In an unusual move for Saudi Arabia’s financial sector, the Capital Market Authority (CMA) has convicted 11 senior executives at Saudi German Bank and imposed combined fines of SAR 18 million. Five board members resigned immediately in the aftermath — sending shockwaves across the Kingdom’s entire corporate landscape. This case has become a landmark reference point in regional corporate governance discussions.
What Exactly Happened?
The Capital Market Authority conducted an extensive investigation into disclosure practices and governance standards at Saudi German Bank. The investigation uncovered serious violations of disclosure regulations and professional conduct rules.
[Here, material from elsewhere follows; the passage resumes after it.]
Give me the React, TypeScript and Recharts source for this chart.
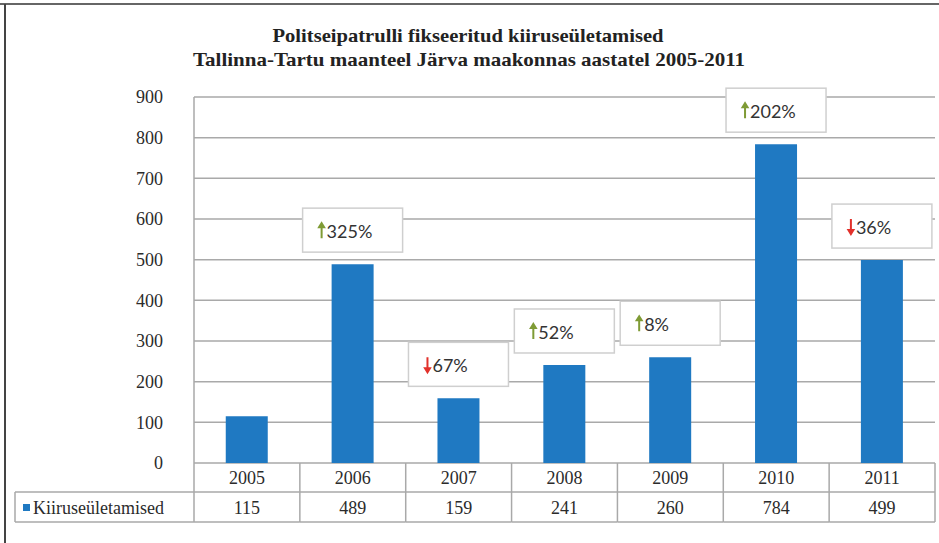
import React from 'react';
import { BarChart, Bar, XAxis, YAxis, CartesianGrid, LabelList } from 'recharts';

const YEARS = ['2005', '2006', '2007', '2008', '2009', '2010', '2011'];
const SPEEDING = [115, 489, 159, 241, 260, 784, 499];
// change vs previous year, in percent (null for the first year)
const CHANGE: (number | null)[] = [null, 325, -67, 52, 8, 202, -36];
const Y_TICKS = [0, 100, 200, 300, 400, 500, 600, 700, 800, 900];
const SERIES_NAME = 'Kiiruseületamised';
const TITLE_LINES = [
  'Politseipatrulli fikseeritud kiiruseületamised',
  'Tallinna-Tartu maanteel Järva maakonnas aastatel 2005-2011',
];

const data = YEARS.map((year, i) => ({ year, value: SPEEDING[i], change: CHANGE[i] }));

const BLUE = '#1f79c2';
const GRID = '#a9a9a9';
const TEXT = '#2b2b2b';
const SERIF = '"Liberation Serif", "Times New Roman", serif';
const SANS = 'Lato, "Open Sans", sans-serif';
const ROW = 29;

function TableTick(props: any) {
  const { x, y, payload } = props;
  const i = payload.index ?? props.index;
  const half = payload.offset || 53;
  const left = x - half;
  const right = x + half;
  return (
    <g>
      <line x1={right} y1={y} x2={right} y2={y + ROW * 2 + 1} stroke={GRID} strokeWidth={1.5} />
      <line x1={left} y1={y + ROW} x2={right} y2={y + ROW} stroke={GRID} strokeWidth={1.5} />
      <line x1={left} y1={y + ROW * 2 + 1} x2={right} y2={y + ROW * 2 + 1} stroke={GRID} strokeWidth={1.5} />
      <text x={x} y={y + 21} textAnchor="middle" fontFamily={SERIF} fontSize={18} fill={TEXT}>
        {payload.value}
      </text>
      <text x={x} y={y + ROW + 22} textAnchor="middle" fontFamily={SERIF} fontSize={18} fill={TEXT}>
        {SPEEDING[i]}
      </text>
      {i === 0 && (
        <g>
          <line x1={left} y1={y} x2={left} y2={y + ROW * 2 + 1} stroke={GRID} strokeWidth={1.5} />
          <line x1={15} y1={y + ROW} x2={left} y2={y + ROW} stroke={GRID} strokeWidth={1.5} />
          <line x1={15} y1={y + ROW * 2 + 1} x2={left} y2={y + ROW * 2 + 1} stroke={GRID} strokeWidth={1.5} />
          <line x1={15} y1={y + ROW} x2={15} y2={y + ROW * 2 + 1} stroke={GRID} strokeWidth={1.5} />
          <rect x={23} y={y + ROW + 12} width={7} height={7} fill={BLUE} />
          <text x={33} y={y + ROW + 22} fontFamily={SERIF} fontSize={18} fill={TEXT}>
            {SERIES_NAME}
          </text>
        </g>
      )}
    </g>
  );
}

function ChangeBox(props: any) {
  const vb = props.viewBox || props;
  const index = props.index;
  const change = CHANGE[index];
  if (change == null) return null;
  const bx = Number(vb.x ?? props.x);
  const by = Number(vb.y ?? props.y);
  const bw = Number(vb.width ?? props.width);
  const cx = bx + bw / 2;
  const boxW = 100;
  const boxH = 44;
  const bottom = by - 12;
  const top = bottom - boxH;
  const left = cx - boxW / 2;
  const up = change > 0;
  const ax = left + 19;
  const aTop = top + 15;
  const aBot = top + 30;
  const color = up ? '#7f9b35' : '#e2312b';
  return (
    <g>
      <rect x={left} y={top} width={boxW} height={boxH} fill="#fff" stroke="#cfcfcf" strokeWidth={1.5} />
      {up ? (
        <path d={`M${ax} ${aBot} L${ax} ${aTop + 3} M${ax - 2.5} ${aTop + 4} L${ax} ${aTop} L${ax + 2.5} ${aTop + 4} Z`} stroke={color} strokeWidth={2} fill={color} />
      ) : (
        <path d={`M${ax} ${aTop} L${ax} ${aBot - 3} M${ax - 2.5} ${aBot - 4} L${ax} ${aBot} L${ax + 2.5} ${aBot - 4} Z`} stroke={color} strokeWidth={2} fill={color} />
      )}
      <text x={ax + 5} y={top + 30} fontFamily={SANS} fontSize={18} fill="#333">
        {`${Math.abs(change)}%`}
      </text>
    </g>
  );
}

export default function App() {
  return (
    <div style={{ position: 'absolute', left: 0, top: 0, width: 939, height: 543, background: '#fff' }}>
      <BarChart
        width={939}
        height={543}
        data={data}
        margin={{ top: 97, right: 4, bottom: 20, left: 0 }}
        barCategoryGap="30%"
      >
        <CartesianGrid vertical={false} stroke={GRID} strokeWidth={1.5} />
        <XAxis
          dataKey="year"
          axisLine={false}
          tickLine={false}
          tickSize={0}
          tickMargin={0}
          height={60}
          interval={0}
          tick={<TableTick />}
        />
        <YAxis
          width={194}
          domain={[0, 900]}
          ticks={Y_TICKS}
          interval={0}
          axisLine={{ stroke: GRID, strokeWidth: 1.5 }}
          tickLine={false}
          tickSize={0}
          tickMargin={31}
          tick={{ fontFamily: SERIF, fontSize: 18, fill: TEXT }}
        />
        <Bar dataKey="value" fill={BLUE} isAnimationActive={false}>
          <LabelList dataKey="change" content={<ChangeBox />} />
        </Bar>
      </BarChart>
      <svg width={939} height={543} style={{ position: 'absolute', left: 0, top: 0, pointerEvents: 'none' }}>
        <line x1={0} y1={4} x2={939} y2={4} stroke="#666" strokeWidth={2} />
        <line x1={5} y1={4} x2={5} y2={543} stroke="#444" strokeWidth={2} />
        <text x={468} y={42} textAnchor="middle" fontFamily={SERIF} fontWeight="bold" fontSize={19} fill="#222" textLength={391} lengthAdjust="spacingAndGlyphs">
          {TITLE_LINES[0]}
        </text>
        <text x={469} y={66} textAnchor="middle" fontFamily={SERIF} fontWeight="bold" fontSize={19} fill="#222" textLength={552} lengthAdjust="spacingAndGlyphs">
          {TITLE_LINES[1]}
        </text>
      </svg>
    </div>
  );
}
Eleven executives were fined varying individual amounts, totalling SAR 18 million, and five board members submitted their resignations immediately following the verdict.
Why Is This a Landmark Case?
What distinguishes this case is not merely the size of the fines — it is the profound message it sends through the fabric of Saudi capital markets:
- Enforcement Credibility: Convicting high-ranking executives proves the CMA applies governance rules without exception, regardless of an entity’s size or prestige.
- Genuine Deterrence: Heavy financial penalties and public resignations send a clear signal to all listed company boards: compliance is not optional.
- Investor Protection: The confidence of local and foreign investors in Saudi capital markets is built on strict rule enforcement — this case reinforces that foundation.
- Vision 2030 Alignment: Building a transparent and fair business environment is a core pillar of the Kingdom’s Vision 2030, essential for attracting sustained foreign investment.
Corporate Governance Lessons for Every Saudi Company
This case exposes governance vulnerabilities that every listed company — and every company aspiring to list — must address seriously:
1. Disclosure Is a Legal Obligation, Not a Tactical Choice
Many companies treat disclosure as a formality to be handled at the last moment. In reality, accurate and timely disclosure is the primary legal safety valve for any executive. Any delay or ambiguity in disclosure can transform a respected executive into a defendant.
2. Board Members Bear Direct Responsibility
This case confirmed that sitting on a board means accepting personal legal accountability. Board members are not neutral observers — they are guardians of governance. A failure to exercise effective oversight can expose them to prosecution.
3. Regulatory Compliance Is an Investment, Not a Cost
Companies that view compliance as a financial burden are often shocked to find that the cost of violations far exceeds what they would have spent on compliance programmes. Investing in good governance is prevention before it is cure.
What Does This Mean for Investors?
For individual investors in the Saudi stock market, this case carries important practical signals:
- Always review governance reports and disclosure records before investing in any listed company.
- Boards with genuinely independent, experienced members offer investors an additional layer of protection.
- Companies facing governance cases may experience short-term share price declines, but correcting the governance course can restore confidence over the longer term.
Conclusion
The Saudi German Bank case is not just a legal file — it is an open lesson for anyone who holds responsibility in a listed company or seeks to invest in the Saudi market. The CMA’s message is clear: Saudi capital markets are growing and maturing, and those who maintain disciplined governance will be the ones who reap the rewards of that growth.